While the students’ academic performance improved through the initial revision of College Algebra to include a stronger technology component, the students were still seeing mathematics as a hard and time-consuming subject that was not something they, personally, could excel at. The students believed that a “good math student” should be able to understand every concept immediately and pass tests without effort. Even though performance had improved, the beliefs the students held about “good math students” made it very difficult for them to believe that they could be successful in more difficult courses, such as Calculus. Thus, when writing the historical modules, it was important to show students that mathematics was not developed in a day and that even the greatest mathematicians did not understand mathematical concepts without effort.
When the historical modules were written, careful thought was given to include the length of time (in some cases centuries) that it had taken mathematicians to understand concepts. One goal was to convince students that it is okay to not understand all topics immediately from a lecture. The students were shown that some topics continued to mystify the entire mathematical community for hundreds of years. Through the modules, mathematicians (“good math students”) were portrayed as people who were fascinated and personally invested in the concepts they were studying and therefore invested a sufficient amount of effort and time to learn as much as they could about the concepts they were studying. In changing the students’ perceptions of what it takes to be successful as a mathematician, it was expected that the students would realize that they could succeed in Calculus.

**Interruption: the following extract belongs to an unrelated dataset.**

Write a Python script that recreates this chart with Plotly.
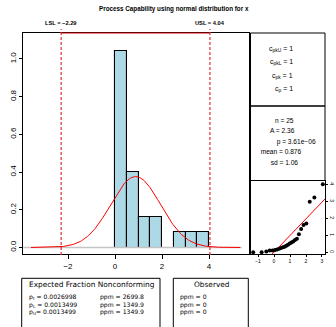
import numpy as np
import plotly.graph_objects as go

W, H = 336, 327


def px(x):
    return x / W


def py(y):
    return 1 - y / H


# ---------------- data ----------------
bin_left = [0.0, 0.5, 1.0, 1.5, 2.0, 2.5, 3.0, 3.5]
bin_width = 0.5
bar_density = [1.04, 0.40, 0.16, 0.16, 0.0, 0.08, 0.08, 0.08]
lsl, usl = -2.29, 4.04
fit_mean, fit_sd = 0.876, 1.06
n_obs = 25
ad_stat = 2.36
p_value_text = "3.61e\u221206"

qq_theoretical = [-1.301, -0.772, -0.482, -0.269, -0.094, 0.057, 0.194, 0.320,
                  0.439, 0.552, 0.662, 0.770, 0.876, 0.982, 1.090, 1.200, 1.313,
                  1.432, 1.558, 1.695, 1.846, 2.021, 2.234, 2.524, 3.053]
qq_sample = [0.00, 0.00, 0.04, 0.10, 0.11, 0.13, 0.17, 0.21, 0.25, 0.29, 0.33,
             0.38, 0.44, 0.52, 0.58, 0.64, 0.72, 0.80, 1.06, 1.37, 1.60, 1.70,
             2.97, 3.22, 4.00]
qq_line_x = [-0.11, 3.19]
qq_line_y = [-0.10, 3.14]

cap_labels = ["c<sub>pkU</sub> = 1", "c<sub>pkL</sub> = 1", "c<sub>pk</sub> = 1", "c<sub>p</sub> = 1"]
stat_labels = ["n = %d" % n_obs, "A = %.2f" % ad_stat, "p = " + p_value_text,
               "mean = %.3f" % fit_mean, "sd = %.2f" % fit_sd]
exp_labels = ["p<sub>t</sub> = 0.0026998", "p<sub>L</sub> = 0.0013499", "p<sub>U</sub>= 0.0013499"]
exp_ppm = ["ppm = 2699.8", "ppm = 1349.9", "ppm = 1349.9"]
obs_ppm = ["ppm = 0", "ppm = 0", "ppm = 0"]

main_xticks = [-2, 0, 2, 4]
main_yticks = [0.0, 0.2, 0.4, 0.6, 0.8, 1.0]
qq_xticks = [-1, 0, 1, 2, 3]
qq_yticks = [0, 1, 2, 3, 4]

FONT = "Liberation Sans, Arial, sans-serif"
TFONT = "DejaVu Sans, sans-serif"

fig = go.Figure()

# histogram bars
fig.add_trace(go.Bar(
    x=[b + bin_width / 2 for b in bin_left], y=bar_density, width=bin_width,
    marker=dict(color="#ADD8E6", line=dict(color="black", width=1.1)),
    xaxis="x", yaxis="y", hoverinfo="skip"))

# zero line
fig.add_trace(go.Scatter(x=[-3.9, 5.39], y=[0, 0], mode="lines",
                         line=dict(color="#c4c4c4", width=1.5), xaxis="x", yaxis="y"))

# fitted normal density
xs = np.linspace(fit_mean - 4.2 * fit_sd, fit_mean + 4.2 * fit_sd, 300)
ys = np.exp(-0.5 * ((xs - fit_mean) / fit_sd) ** 2) / (fit_sd * np.sqrt(2 * np.pi))
fig.add_trace(go.Scatter(x=xs, y=ys, mode="lines", line=dict(color="red", width=1),
                         xaxis="x", yaxis="y"))

# QQ plot
fig.add_trace(go.Scatter(x=qq_line_x, y=qq_line_y, mode="lines",
                         line=dict(color="red", width=1), xaxis="x2", yaxis="y2"))
fig.add_trace(go.Scatter(x=qq_theoretical, y=qq_sample, mode="markers",
                         marker=dict(color="black", size=4), xaxis="x2", yaxis="y2",
                         cliponaxis=False))

# panel 2 text (clipped)
stat_x = [275, 270, 276.7, 260.7, 270.7]
stat_y = [121, 131.7, 142.3, 152.7, 163.3]
fig.add_trace(go.Scatter(x=stat_x, y=stat_y, text=stat_labels, mode="text",
                         textposition="middle right",
                         textfont=dict(family=FONT, size=6.6, color="black"),
                         xaxis="x3", yaxis="y3", cliponaxis=True))

main_dom_x = [px(23), px(248.5)]
main_dom_y = [py(254), py(33)]
qq_dom_x = [px(250.5), px(325)]
qq_dom_y = [py(254), py(180.5)]

fig.update_layout(
    width=W, height=H, margin=dict(l=0, r=0, t=0, b=0),
    paper_bgcolor="white", plot_bgcolor="white", showlegend=False,
    bargap=0,
    xaxis=dict(domain=main_dom_x, range=[-3.915, 5.681], showgrid=False, zeroline=False,
               showline=True, mirror=True, linecolor="black", linewidth=1,
               ticks="outside", ticklen=4, tickcolor="black", tickvals=main_xticks,
               tickfont=dict(family=FONT, size=8, color="black"), anchor="y"),
    yaxis=dict(domain=main_dom_y, range=[-0.0345, 1.1379], showgrid=False, zeroline=False,
               showline=True, mirror=True, linecolor="black", linewidth=1,
               ticks="outside", ticklen=3, tickcolor="black", tickvals=main_yticks,
               ticktext=["%.1f" % v for v in main_yticks], tickangle=-90,
               tickfont=dict(family=FONT, size=8, color="black"), anchor="x"),
    xaxis2=dict(domain=qq_dom_x, range=[-1.469, 3.188], showgrid=False, zeroline=False,
                showline=True, mirror=True, linecolor="black", linewidth=1,
                ticks="outside", ticklen=2, tickcolor="black", tickvals=qq_xticks,
                tickfont=dict(family=FONT, size=5, color="black"), anchor="y2"),
    yaxis2=dict(domain=qq_dom_y, range=[-0.1, 4.224], showgrid=False, zeroline=False,
                showline=True, mirror=True, linecolor="black", linewidth=1, side="right",
                ticks="outside", ticklen=2, tickcolor="black", tickvals=qq_yticks,
                tickangle=90, tickfont=dict(family=FONT, size=5, color="black"), anchor="x2"),
    xaxis3=dict(domain=[px(250.5), px(325)], range=[250.5, 325], visible=False, anchor="y3"),
    yaxis3=dict(domain=[py(180.5), py(106)], range=[180.5, 106], visible=False, anchor="x3"),
)

shapes = []
# spec limit lines
for v in (lsl, usl):
    shapes.append(dict(type="line", xref="x", yref="paper", x0=v, x1=v, y0=py(255), y1=py(29),
                       line=dict(color="rgba(225,60,60,0.85)", width=1.5, dash="3px,2px"),
                       layer="above"))
shapes.append(dict(type="line", xref="x", yref="paper", x0=lsl, x1=usl, y0=py(33), y1=py(33),
                   line=dict(color="#d40000", width=1), layer="above"))
# right panels
for (t, b) in ((33, 106), (106, 180.5)):
    shapes.append(dict(type="rect", xref="paper", yref="paper", x0=px(250.5), x1=px(325),
                       y0=py(b), y1=py(t), line=dict(color="black", width=1)))
# table boxes
shapes.append(dict(type="rect", xref="paper", yref="paper", x0=px(21.7), x1=px(160),
                   y0=py(340), y1=py(278.3), line=dict(color="black", width=1)))
shapes.append(dict(type="rect", xref="paper", yref="paper", x0=px(173.3), x1=px(248.3),
                   y0=py(340), y1=py(278.3), line=dict(color="black", width=1)))
fig.update_layout(shapes=shapes)

ann = []


def add_text(text, x, y, size, xanchor="center", family=FONT, xref="paper"):
    ann.append(dict(text=text, x=(x if xref != "paper" else px(x)), y=py(y), xref=xref,
                    yref="paper", xanchor=xanchor, yanchor="middle", showarrow=False,
                    font=dict(family=family, size=size, color="black")))


add_text("<b>Process Capability using normal distribution for x</b>", 174, 9, 6.3)
add_text("<b>LSL = \u22122.29</b>", lsl, 23, 5.7, xref="x")
add_text("<b>USL = 4.04</b>", usl, 23, 5.7, xref="x")

for lab, y in zip(cap_labels, [49.3, 62.3, 75.7, 89]):
    add_text(lab, 295, y, 7, xanchor="right")

add_text("Expected Fraction Nonconforming", 91.7, 284.3, 7.4, family=TFONT)
add_text("Observed", 211.7, 284.3, 7.4, family=TFONT)
for i, y in enumerate([297.0, 304.6, 312.2]):
    add_text(exp_labels[i], 26.7, y, 6.1, xanchor="left", family=TFONT)
    add_text(exp_ppm[i], 97.7, y, 6.1, xanchor="left", family=TFONT)
    add_text(obs_ppm[i], 178.3, y, 6.1, xanchor="left", family=TFONT)

fig.update_layout(annotations=ann)

fig.write_html("out.html", config={"displayModeBar": False},
               post_script="document.body.style.margin='0px';document.body.style.overflow='hidden';")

To accomplish this goal, historical modules focused on the development of particularly stubborn College Algebra concepts, those that had taken many centuries to fully understand. For example, Quadratic Equations were studied in part for the practical use of finding areas of quadrilaterals. Egyptian rope stretchers circa 1650 BC often needed to find the area of quadrilaterals, although they probably were not able to solve quadratic equations (The Ahmes Papyrus, 2007). The parabola was also studied by the Greeks circa 400 BCE. These two concepts were united together (as they are taught today) with the creation of a coordinate system by René Descartes in 1637 - a coordinate system that would later evolve into the Cartesian coordinate system (Berlinghoff & Gouvea, 2002). This historical development graphically illustrates to the students that the concepts, now usually explained in a single lecture, were actually developed over centuries. The hope is that students would realize understanding concepts is the most important part of mathematics, no matter how long it takes to learn the concepts.
It is important for students to focus on the idea that mathematicians struggle together to solve important problems. As an example, here is an excerpt from the historical module on logarithms. “In 1594, Napier published his results on how large multiplication and division problems could be transformed into addition and subtraction problems.... John Napier’s logarithmic numbers were discovered through geometry and thus, were not of the simplest form. In 1615, Henry Briggs, a geometry professor at Oxford, visited Napier and discussed using a base ten system. This was agreed upon and the movement towards modern-day logarithms had begun … in the 380 years between the discovery of logarithms and the invention of the calculator, many uses for logarithms have been discovered. Hence, the importance of logarithms has increased” (Hagerty and Smith, 2006). As a connection to real world problems, the importance of logarithms in chemistry and related fields was included.